For the high solids dewatered cake, seepex recommended a type BTE 17-24 open-hopper pump with customized hopper and ribbon auger feed screw to enhance product feed. The pump, situated directly below the discharge of the press, is rated for up to 24 GPM. It is also equipped with TSE dry-run protection, a slotted Therban stator with stator retensioning device, and Duktil coated stainless-steel rotor. A sensor monitors cake levels and adjusts the speed accordingly.
Results
The city’s expanded facility opened in 2002. It currently handles two MGD of incoming wastewater, serving a population of 13,000.
Now, when screened and degritted sewage enters the Clermont plant, odorous vapors are immediately captured, lifted out by fans into a waiting mulch bed. Aerated basins receive the wastewater, where vigorous aeration gives the waiting bacteria time to "eat" organic content. The water remains in these bubbling tanks for a detention period of approximately 12 hours. Thereafter, it enters clarification tanks, where oily matter is skimmed from the top, activated sludge sinks to the bottom, and the clarified water is removed for eventual nonpotable reuse.
Bacterial activity is enhanced by reintroducing some of the settled, activated sludge from the clarification tanks back to the beginning of the process, reducing the cost of adding bacteria to the cycle. Periodically, some of this recirculating sludge is ‘wasted’ from the cycle to the digesting tanks where it will spend approximately 28 days to stabilize, during which time staff carefully monitors oxygen levels to ensure healthy bacterial activity. The plant relies entirely on bacteria — no added chemicals — for the sludge digestion process.

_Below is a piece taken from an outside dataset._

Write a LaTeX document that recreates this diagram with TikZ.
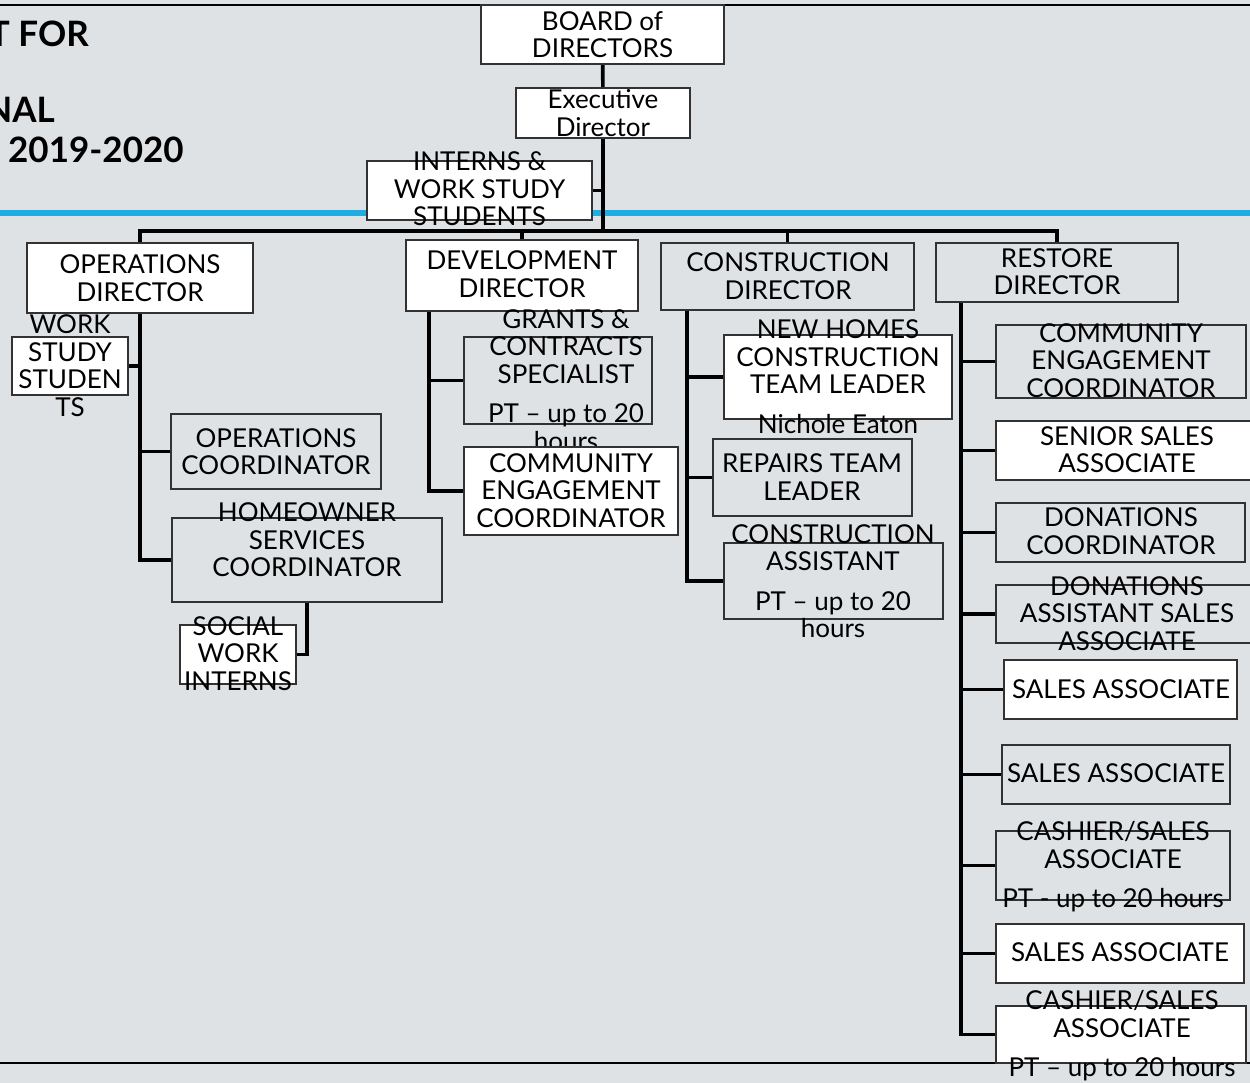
\documentclass[tikz,border=0pt]{standalone}
\usepackage{fontspec}
\setmainfont{Lato}
\usetikzlibrary{positioning}
\definecolor{slidegray}{RGB}{223,226,229}
\definecolor{slidelight}{RGB}{236,238,239}
\definecolor{accentblue}{RGB}{31,173,228}
\definecolor{boxedge}{RGB}{50,50,50}

\begin{document}
\begin{tikzpicture}[
    x=1pt, y=-1pt,
    box/.style={draw=boxedge, line width=2.4pt, inner sep=0pt},
    wbox/.style={box, fill=white},
    gbox/.style={box, fill=slidegray},
    txt/.style={font=\fontsize{26}{27.5}\selectfont, align=center, inner sep=0pt},
    link/.style={line width=3.6pt, black},
    title/.style={font=\fontsize{35}{37}\selectfont\bfseries, inner sep=0pt}
]
    \useasboundingbox (0,0) rectangle (1250,1083);
    \clip (0,0) rectangle (1250,1083);

    % Slide background
    \fill[slidegray] (0,0) rectangle (1250,1083);
    \shade[left color=slidegray, middle color=slidelight, right color=slidegray] (0,0) rectangle (1250,250);
    \draw[line width=1.5pt] (0,5) -- (1250,5);
    \draw[line width=1.5pt] (0,1063) -- (1250,1063);
    \draw[accentblue, line width=6pt] (0,213) -- (1250,213);

    % Title (cut off at the left)
    \node[title, anchor=east] (titleA) at (89,34) {T FOR};
    \node[title, anchor=east] (titleB) at (55,110) {NAL};
    \node[title, anchor=west] (titleC) at (8,150) {2019-2020};

    % Top
    \node[wbox, minimum width=243, minimum height=59] (board) at (602.5,34.5) {};
    \node[txt] (boardtxt) at (board) {BOARD of\\DIRECTORS};
    \node[wbox, minimum width=174, minimum height=50] (exec) at (603,113) {};
    \node[txt] (exectxt) at (exec) {Executive\\Director};
    \node[wbox, minimum width=225, minimum height=59] (interns) at (479.5,190.5) {};
    \node[txt] (internstxt) at (479.5,189) {INTERNS \&\\WORK STUDY\\STUDENTS};

    % Operations
    \node[wbox, minimum width=226, minimum height=70] (opsdir) at (140,278) {};
    \node[txt] (opsdirtxt) at (opsdir) {OPERATIONS\\DIRECTOR};
    \node[wbox, minimum width=116, minimum height=58] (workstudy) at (70,366) {};
    \node[txt] (workstudytxt) at (70,365.5) {WORK\\STUDY\\STUDEN\\TS};
    \node[gbox, minimum width=210, minimum height=75] (opscoord) at (276,451.5) {};
    \node[txt] (opscoordtxt) at (opscoord) {OPERATIONS\\COORDINATOR};
    \node[gbox, minimum width=270, minimum height=84] (homeowner) at (307,560) {};
    \node[txt] (homeownertxt) at (307,540) {HOMEOWNER\\SERVICES\\COORDINATOR};
    \node[wbox, minimum width=116, minimum height=59] (social) at (238,654.5) {};
    \node[txt] (socialtxt) at (238,653.5) {SOCIAL\\WORK\\INTERNS};

    % Development
    \node[wbox, minimum width=232, minimum height=71] (devdir) at (522,275.5) {};
    \node[txt] (devdirtxt) at (522,274) {DEVELOPMENT\\DIRECTOR};
    \node[gbox, minimum width=188, minimum height=87] (grants) at (558,380.5) {};
    \node[txt] (grantstxt) at (566,380) {GRANTS \&\\CONTRACTS\\SPECIALIST\\[12pt]PT -- up to 20\\hours};
    \node[wbox, minimum width=214, minimum height=88] (commdev) at (571,491) {};
    \node[txt] (commdevtxt) at (571,490.5) {COMMUNITY\\ENGAGEMENT\\COORDINATOR};

    % Construction
    \node[gbox, minimum width=253, minimum height=67] (consdir) at (787.5,276.5) {};
    \node[txt] (consdirtxt) at (788,276) {CONSTRUCTION\\DIRECTOR};
    \node[wbox, minimum width=228, minimum height=84] (newhomes) at (838,377) {};
    \node[txt] (newhomestxt) at (838,376.5) {NEW HOMES\\CONSTRUCTION\\TEAM LEADER\\[12pt]Nichole Eaton};
    \node[gbox, minimum width=199, minimum height=77] (repairs) at (812.5,477.5) {};
    \node[txt] (repairstxt) at (812,477) {REPAIRS TEAM\\LEADER};
    \node[gbox, minimum width=219, minimum height=76] (consasst) at (833.5,581) {};
    \node[txt] (consassttxt) at (833,581) {CONSTRUCTION\\ASSISTANT\\[12pt]PT -- up to 20\\hours};

    % ReStore
    \node[gbox, minimum width=242, minimum height=59] (restoredir) at (1057,272.5) {};
    \node[txt] (restoredirtxt) at (1057,271.5) {RESTORE\\DIRECTOR};
    \node[gbox, minimum width=250, minimum height=73] (commres) at (1121,361.5) {};
    \node[txt] (commrestxt) at (1121,360.5) {COMMUNITY\\ENGAGEMENT\\COORDINATOR};
    \node[wbox, minimum width=266, minimum height=59] (senior) at (1129,450.5) {};
    \node[txt] (seniortxt) at (1127,449.5) {SENIOR SALES\\ASSOCIATE};
    \node[gbox, minimum width=249, minimum height=59] (donc) at (1120.5,532.5) {};
    \node[txt] (donctxt) at (1121,531) {DONATIONS\\COORDINATOR};
    \node[gbox, minimum width=266, minimum height=58] (donasst) at (1129,614) {};
    \node[txt] (donassttxt) at (1127,613.5) {DONATIONS\\ASSISTANT SALES\\ASSOCIATE};
    \node[wbox, minimum width=233, minimum height=59] (salesA) at (1120.5,689.5) {};
    \node[txt] (salesAtxt) at (1121,689) {SALES ASSOCIATE};
    \node[gbox, minimum width=228, minimum height=59] (salesB) at (1116,774.5) {};
    \node[txt] (salesBtxt) at (1116,773) {SALES ASSOCIATE};
    \node[gbox, minimum width=234, minimum height=69] (cashierA) at (1113,865.5) {};
    \node[txt] (cashierAtxt) at (1113,867) {CASHIER/SALES\\ASSOCIATE\\[12pt]PT - up to 20 hours};
    \node[wbox, minimum width=248, minimum height=59] (salesC) at (1120,953.5) {};
    \node[txt] (salesCtxt) at (1120,952) {SALES ASSOCIATE};
    \node[wbox, minimum width=250, minimum height=57] (cashierB) at (1121,1034.5) {};
    \node[txt] (cashierBtxt) at (1122,1036) {CASHIER/SALES\\ASSOCIATE\\[12pt]PT -- up to 20 hours};

    % Connectors
    \coordinate (bus) at (603,231);
    \draw[link] (board) -- (exec);
    \draw[link] (exec.south) -- (bus);
    \draw[link] (exec.south) |- (interns.east);
    \draw[link] (opsdir.north) |- (bus) -| (restoredir.north);
    \draw[link] (bus) -| (devdir.north);
    \draw[link] (bus) -| (consdir.north);

    \draw[link] (opsdir.south) |- (workstudy.east);
    \draw[link] (opsdir.south) |- (opscoord.west);
    \draw[link] (opsdir.south) |- (homeowner.west);
    \draw[link] (homeowner.south) |- (social.east);

    \draw[link] ([xshift=24pt]devdir.south west) |- (grants.west);
    \draw[link] ([xshift=24pt]devdir.south west) |- (commdev.west);

    \draw[link] ([xshift=27pt]consdir.south west) |- (newhomes.west);
    \draw[link] ([xshift=27pt]consdir.south west) |- (repairs.west);
    \draw[link] ([xshift=27pt]consdir.south west) |- (consasst.west);

    \foreach \shop in {commres, senior, donc, donasst, salesA, salesB, cashierA, salesC, cashierB}
        \draw[link] ([xshift=26pt]restoredir.south west) |- (\shop.west);

\end{tikzpicture}
\end{document}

The seepex BN pump moves stabilized sludge from the digestion tanks through 1,500 feet of underground piping to the gravity belt press facility. The seepex BTE pump moves the high solids dewatered sludge cake through three separate, closed overhead pipes, which can be opened or closed for even load distribution, for discharge into a waiting trailer. This container holds 25 cubic yards of cake and takes about eight hours to fill. At this point, the cake is hauled away to be further processed for use as commercial fertilizer. "These biosolids are completely odor free, so the sludge digestion process is thorough," says Bob Reed.
The reuse water resulting from clarification tanks and gravity belt runoff is diverted for filtering and chlorination. Some of the reuse water is consumed by the plant. About 85 percent is sold to surrounding golf courses for irrigation. Eventually, neighboring residential areas will also purchase reuse water from the operation for lawn watering, since Clermont residences are triple-piped for potable water, sewage, and reuse water. Meantime, when the plant has an overage of reuse water on hand, they pump it to one of several percolation beds through which the water will filter slowly through the ground to wells 900 feet beneath the facility.
Management reports that the seepex PC pumps have performed beyond their expectations. The pumps operated a full three years before a single replacement part (a stator) was needed on a cake pump. Reed reported that the repair took place in no time, with no interruption to plant operation, and with minimal manpower and cost.